Effect of B4C particle size on TiB2 synthesis via microwave-assisted boro/carbothermal reduction

Abstract

Understanding the reaction behavior of B₄C feedstocks with varying particle sizes is crucial for the synthesis of fine high-purity TiB₂ via microwave-assisted boro/carbothermal reduction in the TiO₂‒B₄C‒C system. The influence of three particle sizes of B₄C, that is, 15.8, 2.8, and 0.6 µm on the microstructure, particle size, and purity of synthesized TiB₂ was investigated. It was found that the morphology and size of TiB₂ product synthesized with coarse (15.8 µm) and medium (2.8 µm) B₄C were independent of the feedstock size. Whereas the resultant TiB₂ size (0.56 µm) closely matched the initial fine B₄C size (0.6 µm). The reduction of B₄C particle size significantly enhanced TiB₂ purity, lowering residual C and O impurities from 0.42% and 1.24% (with 15.8 µm B₄C) to 0.23% and 0.48% (with 0.6 µm B₄C), respectively.
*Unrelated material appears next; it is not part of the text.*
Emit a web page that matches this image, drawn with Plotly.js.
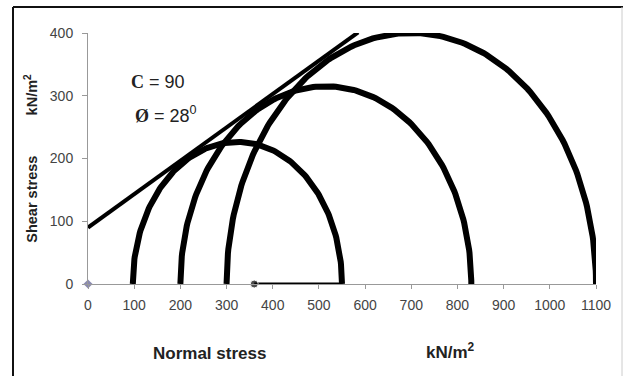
<!DOCTYPE html>
<html>
<head>
<meta charset="utf-8">
<script src="https://cdn.plot.ly/plotly-3.0.1.min.js"></script>
<style>html,body{margin:0;padding:0;background:#fff;}#chart{width:624px;height:376px;}</style>
</head>
<body>
<div id="chart"></div>
<script>
// Mohr circles: minor and major principal stresses (kN/m2)
const sigma3 = [97, 200, 300];
const sigma1 = [550, 830, 1100];
// Failure envelope
const cohesion = 90;
const phiDeg = 28;
const envelopeX = [0, 585];
// Horizontal segment on the sigma axis
const segX = [360, 550];
const segY = [0, 0];
// Origin marker
const originX = [0];
const originY = [0];
const xTicks = [0,100,200,300,400,500,600,700,800,900,1000,1100];
const yTicks = [0,100,200,300,400];

const traces = [];
for (let i = 0; i < sigma3.length; i++) {
  const c = (sigma1[i] + sigma3[i]) / 2, r = (sigma1[i] - sigma3[i]) / 2;
  const xs = [], ys = [];
  for (let k = 0; k <= 180; k++) {
    const t = Math.PI * k / 180;
    xs.push(c - r * Math.cos(t));
    ys.push(r * Math.sin(t));
  }
  traces.push({x: xs, y: ys, mode: 'lines', line: {color: '#000', width: 6}, cliponaxis: false, hoverinfo: 'skip'});
}
const tanPhi = Math.tan(phiDeg * Math.PI / 180);
traces.push({x: envelopeX, y: envelopeX.map(v => cohesion + v * tanPhi), mode: 'lines',
  line: {color: '#000', width: 4}, cliponaxis: false});
traces.push({x: segX, y: segY, mode: 'lines+markers', line: {color: '#000', width: 3},
  marker: {color: '#000', size: [8, 0]}, cliponaxis: false});
traces.push({x: originX, y: originY, mode: 'markers', marker: {symbol: 'diamond', color: '#8a8ab0', size: 7}, cliponaxis: false});

const L = 88, R = 596, T = 33, B = 284;
const W = R - L, H = B - T;
const px = v => (v - L) / W, py = v => (B - v) / H;

const layout = {
  width: 624, height: 376,
  margin: {l: L, r: 624 - R, t: T, b: 376 - B},
  paper_bgcolor: '#fff', plot_bgcolor: '#fff',
  showlegend: false,
  font: {family: 'Liberation Sans, Arial, sans-serif'},
  xaxis: {range: [0, 1100], tickvals: xTicks, ticktext: xTicks.map(String), showgrid: false, zeroline: false,
    showline: true, linecolor: '#999', linewidth: 1, ticks: 'outside', ticklen: 4, tickcolor: '#999',
    ticklabelstandoff: 4, tickfont: {size: 14, color: '#444'}},
  yaxis: {range: [0, 400], tickvals: yTicks, ticktext: yTicks.map(String), showgrid: false, zeroline: false,
    showline: true, linecolor: '#999', linewidth: 1, ticks: 'outside', ticklen: 5, tickcolor: '#999',
    ticklabelstandoff: 6, tickfont: {size: 14, color: '#444'},
    title: {text: '<b>Shear stress\u00A0\u00A0\u00A0\u00A0\u00A0\u00A0\u00A0\u00A0\u00A0\u00A0kN/m<sup>2</sup></b>', font: {size: 14.5, color: '#222'}, standoff: 8}},
  annotations: [
    {xref: 'paper', yref: 'paper', x: px(209), y: py(353), xanchor: 'center', yanchor: 'middle', text: '<b>Normal stress</b>', showarrow: false,
      font: {size: 17, color: '#222'}},
    {xref: 'paper', yref: 'paper', x: px(450), y: py(351), xanchor: 'center', yanchor: 'middle', text: '<b>kN/m<sup>2</sup></b>', showarrow: false,
      font: {size: 17, color: '#222'}},
    {xref: 'paper', yref: 'paper', x: px(129), y: py(82), xanchor: 'left', yanchor: 'middle',
      text: '<span style="font-family:Liberation Serif, Times New Roman, serif"><b>C</b></span> = 90', showarrow: false,
      font: {size: 18, color: '#222'}},
    {xref: 'paper', yref: 'paper', x: px(133), y: py(114), xanchor: 'left', yanchor: 'middle',
      text: '<span style="font-family:Liberation Serif, Times New Roman, serif"><b>Ø</b></span> = 28<sup>0</sup>', showarrow: false,
      font: {size: 18, color: '#222'}}
  ],
  shapes: [
    {type: 'line', xref: 'paper', yref: 'paper', x0: px(13), x1: px(623), y0: py(7), y1: py(7), line: {color: '#111', width: 2}},
    {type: 'line', xref: 'paper', yref: 'paper', x0: px(13), x1: px(13), y0: py(7), y1: py(380), line: {color: '#111', width: 2}},
    {type: 'line', xref: 'paper', yref: 'paper', x0: px(622), x1: px(622), y0: py(7), y1: py(380), line: {color: '#ccc', width: 1}}
  ]
};
Plotly.newPlot('chart', traces, layout, {staticPlot: true});
</script>
</body>
</html>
Furthermore, thermodynamic analysis and differential scanning calorimetry revealed distinct reaction pathways: coarse B₄C resulted in incomplete contact between TiO₂ and B₄C raw materials led to the formation of TiBO₃ and Ti₂O₃ intermediates, whereas fine B₄C facilitated direct TiB₂ formation without intermediates. Based on the thermodynamic evaluation and experimental results, the reaction mechanism for synthesis of TiB₂ from coarse- and fine-grained B₄C was also systematically explored and established, respectively.